++++ PROVIDED MATERIAL ++++

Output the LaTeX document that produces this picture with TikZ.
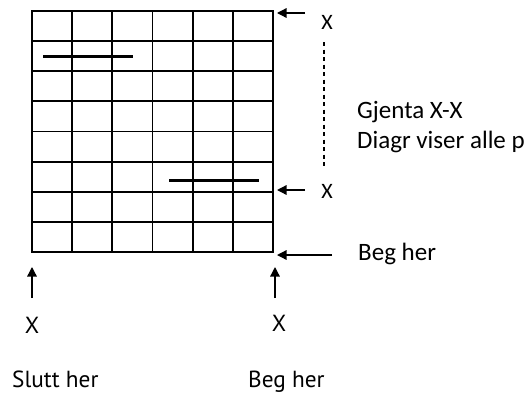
\documentclass[tikz,border=0pt]{standalone}
\usepackage{fontspec}
\setmainfont{Carlito}
\newfontfamily\botfont{PT Sans}
\usetikzlibrary{arrows.meta}
\tikzset{
  gridline/.style={line width=1.9pt},
  barline/.style={line width=3pt},
  arr/.style={line width=1.3pt,-{Triangle[length=9.5pt,width=9.5pt]}},
  dashline/.style={line width=1.5pt,dash pattern=on 4pt off 3.5pt},
  toplabel/.style={inner sep=0pt,font=\fontsize{25}{29}\selectfont},
  xlabel/.style={inner sep=0pt,font=\fontsize{22}{26}\selectfont},
  botlabel/.style={inner sep=0pt,font=\botfont\fontsize{23.3}{27}\selectfont},
}
\begin{document}
\begin{tikzpicture}[x=1pt,y=-1pt]
\useasboundingbox (0,0) rectangle (524,394);
% grid
\draw[gridline] (32,11) rectangle (273,252);
\foreach \i in {1,...,5} \draw[gridline] ({32+\i*40.17},11) -- ({32+\i*40.17},252);
\foreach \j in {1,...,7} \draw[gridline] (32,{11+\j*30.125}) -- (273,{11+\j*30.125});
% bars
\draw[barline] (43,56) -- (133,56);
\draw[barline] (169,180) -- (259,180);
% arrow coordinates
\coordinate (t1) at (277,13);  \coordinate (s1) at (305,13);
\coordinate (t2) at (277,190); \coordinate (s2) at (305,190);
\coordinate (t3) at (277,255); \coordinate (s3) at (332,255);
\coordinate (t4) at (32,267);  \coordinate (s4) at (32,298);
\coordinate (t5) at (275,267); \coordinate (s5) at (275,298);
\draw[arr] (s1) -- (t1);
\draw[arr] (s2) -- (t2);
\draw[arr] (s3) -- (t3);
\draw[arr] (s4) -- (t4);
\draw[arr] (s5) -- (t5);
% dashed
\coordinate (d1) at (324,42); \coordinate (d2) at (324,167);
\draw[dashline] (d1) -- (d2);
% labels
\node[xlabel] (xa) at (327,22) {X};
\node[xlabel] (xb) at (327,191) {X};
\node[toplabel,anchor=base west] (gj) at (357,118) {Gjenta X-X};
\node[toplabel,anchor=base west] (di) at (357,148) {Diagr viser alle p};
\node[toplabel,anchor=base west] (bh1) at (358,260) {Beg her};
\node[botlabel] (xc) at (32,325) {X};
\node[botlabel] (xd) at (279,323) {X};
\node[botlabel,anchor=base west] (sl) at (12,387) {Slutt her};
\node[botlabel,anchor=base west] (bh2) at (248,387) {Beg her};
\end{tikzpicture}
\end{document}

++++

### EXERCISE
Please write out all of the material above without changing a word, and omit any pictures.

### PROBLEM SOLUTION
Output the LaTeX document that produces this picture with TikZ.
\documentclass[tikz,border=0pt]{standalone}
\usepackage{fontspec}
\setmainfont{Carlito}
\newfontfamily\botfont{PT Sans}
\usetikzlibrary{arrows.meta}
\tikzset{
  gridline/.style={line width=1.9pt},
  barline/.style={line width=3pt},
  arr/.style={line width=1.3pt,-{Triangle[length=9.5pt,width=9.5pt]}},
  dashline/.style={line width=1.5pt,dash pattern=on 4pt off 3.5pt},
  toplabel/.style={inner sep=0pt,font=\fontsize{25}{29}\selectfont},
  xlabel/.style={inner sep=0pt,font=\fontsize{22}{26}\selectfont},
  botlabel/.style={inner sep=0pt,font=\botfont\fontsize{23.3}{27}\selectfont},
}
\begin{document}
\begin{tikzpicture}[x=1pt,y=-1pt]
\useasboundingbox (0,0) rectangle (524,394);
% grid
\draw[gridline] (32,11) rectangle (273,252);
\foreach \i in {1,...,5} \draw[gridline] ({32+\i*40.17},11) -- ({32+\i*40.17},252);
\foreach \j in {1,...,7} \draw[gridline] (32,{11+\j*30.125}) -- (273,{11+\j*30.125});
% bars
\draw[barline] (43,56) -- (133,56);
\draw[barline] (169,180) -- (259,180);
% arrow coordinates
\coordinate (t1) at (277,13);  \coordinate (s1) at (305,13);
\coordinate (t2) at (277,190); \coordinate (s2) at (305,190);
\coordinate (t3) at (277,255); \coordinate (s3) at (332,255);
\coordinate (t4) at (32,267);  \coordinate (s4) at (32,298);
\coordinate (t5) at (275,267); \coordinate (s5) at (275,298);
\draw[arr] (s1) -- (t1);
\draw[arr] (s2) -- (t2);
\draw[arr] (s3) -- (t3);
\draw[arr] (s4) -- (t4);
\draw[arr] (s5) -- (t5);
% dashed
\coordinate (d1) at (324,42); \coordinate (d2) at (324,167);
\draw[dashline] (d1) -- (d2);
% labels
\node[xlabel] (xa) at (327,22) {X};
\node[xlabel] (xb) at (327,191) {X};
\node[toplabel,anchor=base west] (gj) at (357,118) {Gjenta X-X};
\node[toplabel,anchor=base west] (di) at (357,148) {Diagr viser alle p};
\node[toplabel,anchor=base west] (bh1) at (358,260) {Beg her};
\node[botlabel] (xc) at (32,325) {X};
\node[botlabel] (xd) at (279,323) {X};
\node[botlabel,anchor=base west] (sl) at (12,387) {Slutt her};
\node[botlabel,anchor=base west] (bh2) at (248,387) {Beg her};
\end{tikzpicture}
\end{document}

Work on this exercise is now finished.